■ **Task directions**: Every entry below should be transcribed exactly; pictures stay out of the copy.
----- Records -----
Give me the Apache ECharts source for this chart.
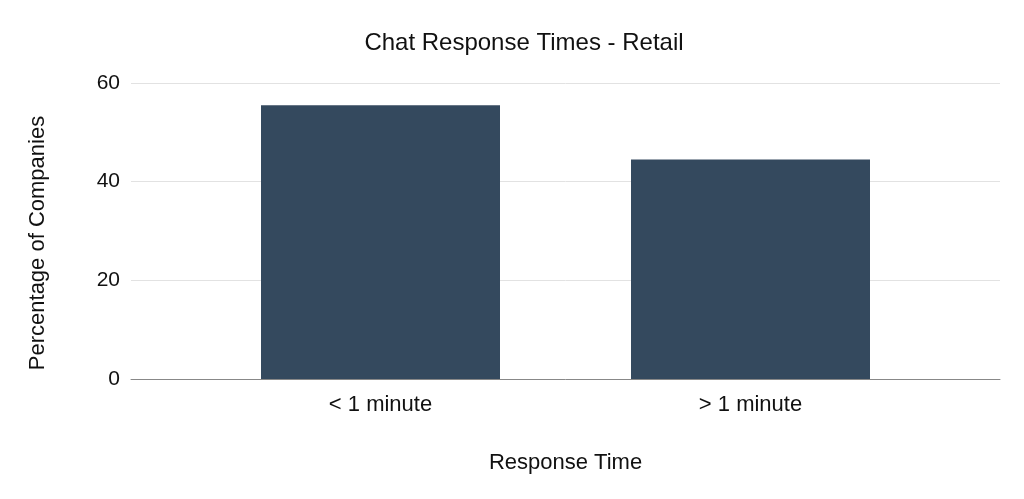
<!DOCTYPE html>
<html><head><meta charset="utf-8">
<script src="https://cdn.jsdelivr.net/npm/echarts@6/dist/echarts.min.js"></script>
<style>html,body{margin:0;padding:0;background:#fff}#c{width:1024px;height:499px}</style>
</head><body><div id="c"></div>
<script>
const categories = ['< 1 minute', '> 1 minute'];
const percentages = [55.5, 44.5];
const yTicks = [0, 20, 40, 60];

const font = 'Liberation Sans, Arial, sans-serif';
const chart = echarts.init(document.getElementById('c'));
chart.setOption({
  animation: false,
  title: {
    text: 'Chat Response Times - Retail', left: 519, top: 26, textAlign: 'center',
    textStyle: { fontFamily: font, fontSize: 24, fontWeight: 'normal', color: '#111' }
  },
  grid: [
    { left: 131, right: 24, top: 83, bottom: 120 },
    { left: 195.5, right: 88.5, top: 83, bottom: 120 }
  ],
  xAxis: [
    { type: 'category', gridIndex: 0, data: categories, show: true,
      axisLine: { lineStyle: { color: '#888' } }, axisTick: { show: false },
      axisLabel: { show: false } },
    { type: 'category', gridIndex: 1, data: categories,
      axisLine: { show: false }, axisTick: { show: false },
      axisLabel: { fontFamily: font, fontSize: 22, color: '#111', margin: 15 },
      name: 'Response Time', nameLocation: 'middle', nameGap: 73,
      nameTextStyle: { fontFamily: font, fontSize: 22, color: '#111' } }
  ],
  yAxis: [
    { type: 'value', gridIndex: 0, min: yTicks[0], max: yTicks[yTicks.length - 1], interval: 20,
      axisLine: { show: false }, axisTick: { show: false },
      axisLabel: { fontFamily: font, fontSize: 21, color: '#111', margin: 11 },
      splitLine: { lineStyle: { color: '#e2e2e2' } },
      name: 'Percentage of Companies', nameLocation: 'middle', nameGap: 82,
      nameTextStyle: { fontFamily: font, fontSize: 22, color: '#111', padding: [0, 24, 0, 0] } },
    { type: 'value', gridIndex: 1, min: yTicks[0], max: yTicks[yTicks.length - 1], interval: 20, show: false }
  ],
  series: [{
    type: 'bar', xAxisIndex: 1, yAxisIndex: 1, data: percentages,
    barWidth: 239,
    itemStyle: { color: '#34495e' }
  }]
});
</script></body></html>
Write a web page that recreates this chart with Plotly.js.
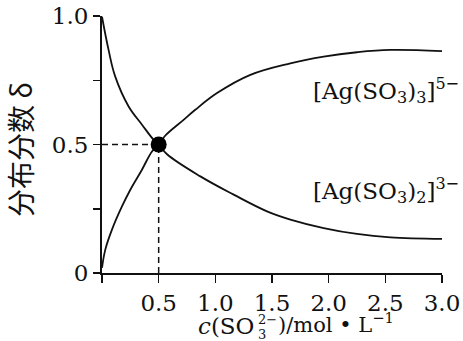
<!DOCTYPE html>
<html><head><meta charset="utf-8">
<script src="https://cdn.plot.ly/plotly-3.0.1.min.js"></script>
<style>html,body{margin:0;padding:0;background:#fff}#chart{width:463px;height:341px}</style>
</head><body><div id="chart"></div>
<script>
// Decreasing curve: [Ag(SO3)2]3-
const cA = [0, 0.058, 0.117, 0.235, 0.353, 0.456, 0.5, 0.574, 0.868, 1.162, 1.456, 1.662, 1.956, 2.25, 2.545, 3.0];
const dA = [0.997, 0.868, 0.764, 0.648, 0.577, 0.518, 0.5, 0.462, 0.376, 0.305, 0.240, 0.208, 0.175, 0.152, 0.139, 0.133];
// Increasing curve: [Ag(SO3)3]5-
const cB = [0, 0.029, 0.088, 0.176, 0.25, 0.35, 0.441, 0.5, 0.559, 0.72, 0.823, 1.015, 1.309, 1.662, 1.956, 2.25, 2.545, 3.0];
const dB = [0.02, 0.091, 0.169, 0.259, 0.324, 0.40, 0.473, 0.5, 0.535, 0.596, 0.635, 0.700, 0.771, 0.816, 0.842, 0.859, 0.868, 0.863];
const crossX = [0.5];
const crossY = [0.5];
const xTicks = [0, 0.5, 1.0, 1.5, 2.0, 2.5, 3.0];
const xTickText = ['', '0.5', '1.0', '1.5', '2.0', '2.5', '3.0'];
const yTicks = [0, 0.25, 0.5, 0.75, 1.0];
const yTickText = ['0', '', '0.5', '', '1.0'];
const labelA = '[Ag(SO<sub>3</sub>)<sub>2</sub>]<sup>3−</sup>';
const labelB = '[Ag(SO<sub>3</sub>)<sub>3</sub>]<sup>5−</sup>';
const yTitle = '分布分数 δ';
const xTitleLeft = '<i>c</i>(SO';
const xTitleSup = '2−';
const xTitleSub = '3';
const xTitleRight = ')/mol • L<sup>−1</sup>';

const serif = 'DejaVu Serif';
const L = 101.7, T = 16, W = 340, H = 257.5;
const px = v => (v - L) / W;          // pixel x -> paper
const py = v => (T + H - v) / H;      // pixel y -> paper
const ink = '#111';
const traces = [
  {x: cA, y: dA, mode: 'lines', line: {color: ink, width: 1.8, shape: 'spline', smoothing: 1.1}},
  {x: cB, y: dB, mode: 'lines', line: {color: ink, width: 1.8, shape: 'spline', smoothing: 1.1}},
  {x: [0, crossX[0]], y: [crossY[0], crossY[0]], mode: 'lines', line: {color: ink, width: 1.5, dash: '6px,4px'}},
  {x: [crossX[0], crossX[0]], y: [0, crossY[0]], mode: 'lines', line: {color: ink, width: 1.5, dash: '6px,4px'}},
  {x: crossX, y: crossY, mode: 'markers', marker: {color: '#000', size: 16}}
];
const txt = (text, x, y, size, xanchor, extra) => Object.assign({
  text, xref: 'paper', yref: 'paper', x: px(x), y: py(y), xanchor, yanchor: 'middle',
  showarrow: false, font: {family: serif, size, color: ink}}, extra || {});
const layout = {
  width: 463, height: 341,
  margin: {l: L, r: 463 - L - W, t: T, b: 341 - T - H},
  showlegend: false,
  paper_bgcolor: '#fff', plot_bgcolor: '#fff',
  font: {family: serif, color: ink, size: 23},
  xaxis: {
    range: [0, 3.0], showgrid: false, zeroline: false,
    showline: true, linecolor: ink, linewidth: 2,
    ticks: 'outside', ticklen: 8, tickwidth: 1.5, tickcolor: ink,
    tickvals: xTicks, ticktext: xTickText,
    tickfont: {family: serif, size: 23, color: ink}
  },
  yaxis: {
    range: [0, 1.0], showgrid: false, zeroline: false,
    showline: true, linecolor: ink, linewidth: 2,
    ticks: 'outside', ticklen: 7, tickwidth: 1.5, tickcolor: ink,
    tickvals: yTicks, ticktext: yTickText,
    tickfont: {family: serif, size: 23, color: ink}
  },
  annotations: [
    txt(labelB, 311, 91, 23, 'left'),
    txt(labelA, 311, 191, 23, 'left'),
    txt(yTitle, 19, 150, 28, 'center', {textangle: -90, font: {family: 'Noto Sans CJK SC', size: 28, color: ink}}),
    txt(xTitleLeft, 256, 327, 23, 'right'),
    txt(xTitleSup, 256, 320, 13, 'left'),
    txt(xTitleSub, 256, 335, 13, 'left'),
    txt(xTitleRight, 276, 324, 21, 'left')
  ]
};
Plotly.newPlot('chart', traces, layout, {staticPlot: true, displayModeBar: false});
</script></body></html>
-----
■ **Solved problem**:
Give me the Apache ECharts source for this chart.
<!DOCTYPE html>
<html><head><meta charset="utf-8">
<script src="https://cdn.jsdelivr.net/npm/echarts@6/dist/echarts.min.js"></script>
<style>html,body{margin:0;padding:0;background:#fff}#c{width:1024px;height:499px}</style>
</head><body><div id="c"></div>
<script>
const categories = ['< 1 minute', '> 1 minute'];
const percentages = [55.5, 44.5];
const yTicks = [0, 20, 40, 60];

const font = 'Liberation Sans, Arial, sans-serif';
const chart = echarts.init(document.getElementById('c'));
chart.setOption({
  animation: false,
  title: {
    text: 'Chat Response Times - Retail', left: 519, top: 26, textAlign: 'center',
    textStyle: { fontFamily: font, fontSize: 24, fontWeight: 'normal', color: '#111' }
  },
  grid: [
    { left: 131, right: 24, top: 83, bottom: 120 },
    { left: 195.5, right: 88.5, top: 83, bottom: 120 }
  ],
  xAxis: [
    { type: 'category', gridIndex: 0, data: categories, show: true,
      axisLine: { lineStyle: { color: '#888' } }, axisTick: { show: false },
      axisLabel: { show: false } },
    { type: 'category', gridIndex: 1, data: categories,
      axisLine: { show: false }, axisTick: { show: false },
      axisLabel: { fontFamily: font, fontSize: 22, color: '#111', margin: 15 },
      name: 'Response Time', nameLocation: 'middle', nameGap: 73,
      nameTextStyle: { fontFamily: font, fontSize: 22, color: '#111' } }
  ],
  yAxis: [
    { type: 'value', gridIndex: 0, min: yTicks[0], max: yTicks[yTicks.length - 1], interval: 20,
      axisLine: { show: false }, axisTick: { show: false },
      axisLabel: { fontFamily: font, fontSize: 21, color: '#111', margin: 11 },
      splitLine: { lineStyle: { color: '#e2e2e2' } },
      name: 'Percentage of Companies', nameLocation: 'middle', nameGap: 82,
      nameTextStyle: { fontFamily: font, fontSize: 22, color: '#111', padding: [0, 24, 0, 0] } },
    { type: 'value', gridIndex: 1, min: yTicks[0], max: yTicks[yTicks.length - 1], interval: 20, show: false }
  ],
  series: [{
    type: 'bar', xAxisIndex: 1, yAxisIndex: 1, data: percentages,
    barWidth: 239,
    itemStyle: { color: '#34495e' }
  }]
});
</script></body></html>
Write a web page that recreates this chart with Plotly.js.
<!DOCTYPE html>
<html><head><meta charset="utf-8">
<script src="https://cdn.plot.ly/plotly-3.0.1.min.js"></script>
<style>html,body{margin:0;padding:0;background:#fff}#chart{width:463px;height:341px}</style>
</head><body><div id="chart"></div>
<script>
// Decreasing curve: [Ag(SO3)2]3-
const cA = [0, 0.058, 0.117, 0.235, 0.353, 0.456, 0.5, 0.574, 0.868, 1.162, 1.456, 1.662, 1.956, 2.25, 2.545, 3.0];
const dA = [0.997, 0.868, 0.764, 0.648, 0.577, 0.518, 0.5, 0.462, 0.376, 0.305, 0.240, 0.208, 0.175, 0.152, 0.139, 0.133];
// Increasing curve: [Ag(SO3)3]5-
const cB = [0, 0.029, 0.088, 0.176, 0.25, 0.35, 0.441, 0.5, 0.559, 0.72, 0.823, 1.015, 1.309, 1.662, 1.956, 2.25, 2.545, 3.0];
const dB = [0.02, 0.091, 0.169, 0.259, 0.324, 0.40, 0.473, 0.5, 0.535, 0.596, 0.635, 0.700, 0.771, 0.816, 0.842, 0.859, 0.868, 0.863];
const crossX = [0.5];
const crossY = [0.5];
const xTicks = [0, 0.5, 1.0, 1.5, 2.0, 2.5, 3.0];
const xTickText = ['', '0.5', '1.0', '1.5', '2.0', '2.5', '3.0'];
const yTicks = [0, 0.25, 0.5, 0.75, 1.0];
const yTickText = ['0', '', '0.5', '', '1.0'];
const labelA = '[Ag(SO<sub>3</sub>)<sub>2</sub>]<sup>3−</sup>';
const labelB = '[Ag(SO<sub>3</sub>)<sub>3</sub>]<sup>5−</sup>';
const yTitle = '分布分数 δ';
const xTitleLeft = '<i>c</i>(SO';
const xTitleSup = '2−';
const xTitleSub = '3';
const xTitleRight = ')/mol • L<sup>−1</sup>';

const serif = 'DejaVu Serif';
const L = 101.7, T = 16, W = 340, H = 257.5;
const px = v => (v - L) / W;          // pixel x -> paper
const py = v => (T + H - v) / H;      // pixel y -> paper
const ink = '#111';
const traces = [
  {x: cA, y: dA, mode: 'lines', line: {color: ink, width: 1.8, shape: 'spline', smoothing: 1.1}},
  {x: cB, y: dB, mode: 'lines', line: {color: ink, width: 1.8, shape: 'spline', smoothing: 1.1}},
  {x: [0, crossX[0]], y: [crossY[0], crossY[0]], mode: 'lines', line: {color: ink, width: 1.5, dash: '6px,4px'}},
  {x: [crossX[0], crossX[0]], y: [0, crossY[0]], mode: 'lines', line: {color: ink, width: 1.5, dash: '6px,4px'}},
  {x: crossX, y: crossY, mode: 'markers', marker: {color: '#000', size: 16}}
];
const txt = (text, x, y, size, xanchor, extra) => Object.assign({
  text, xref: 'paper', yref: 'paper', x: px(x), y: py(y), xanchor, yanchor: 'middle',
  showarrow: false, font: {family: serif, size, color: ink}}, extra || {});
const layout = {
  width: 463, height: 341,
  margin: {l: L, r: 463 - L - W, t: T, b: 341 - T - H},
  showlegend: false,
  paper_bgcolor: '#fff', plot_bgcolor: '#fff',
  font: {family: serif, color: ink, size: 23},
  xaxis: {
    range: [0, 3.0], showgrid: false, zeroline: false,
    showline: true, linecolor: ink, linewidth: 2,
    ticks: 'outside', ticklen: 8, tickwidth: 1.5, tickcolor: ink,
    tickvals: xTicks, ticktext: xTickText,
    tickfont: {family: serif, size: 23, color: ink}
  },
  yaxis: {
    range: [0, 1.0], showgrid: false, zeroline: false,
    showline: true, linecolor: ink, linewidth: 2,
    ticks: 'outside', ticklen: 7, tickwidth: 1.5, tickcolor: ink,
    tickvals: yTicks, ticktext: yTickText,
    tickfont: {family: serif, size: 23, color: ink}
  },
  annotations: [
    txt(labelB, 311, 91, 23, 'left'),
    txt(labelA, 311, 191, 23, 'left'),
    txt(yTitle, 19, 150, 28, 'center', {textangle: -90, font: {family: 'Noto Sans CJK SC', size: 28, color: ink}}),
    txt(xTitleLeft, 256, 327, 23, 'right'),
    txt(xTitleSup, 256, 320, 13, 'left'),
    txt(xTitleSub, 256, 335, 13, 'left'),
    txt(xTitleRight, 276, 324, 21, 'left')
  ]
};
Plotly.newPlot('chart', traces, layout, {staticPlot: true, displayModeBar: false});
</script></body></html>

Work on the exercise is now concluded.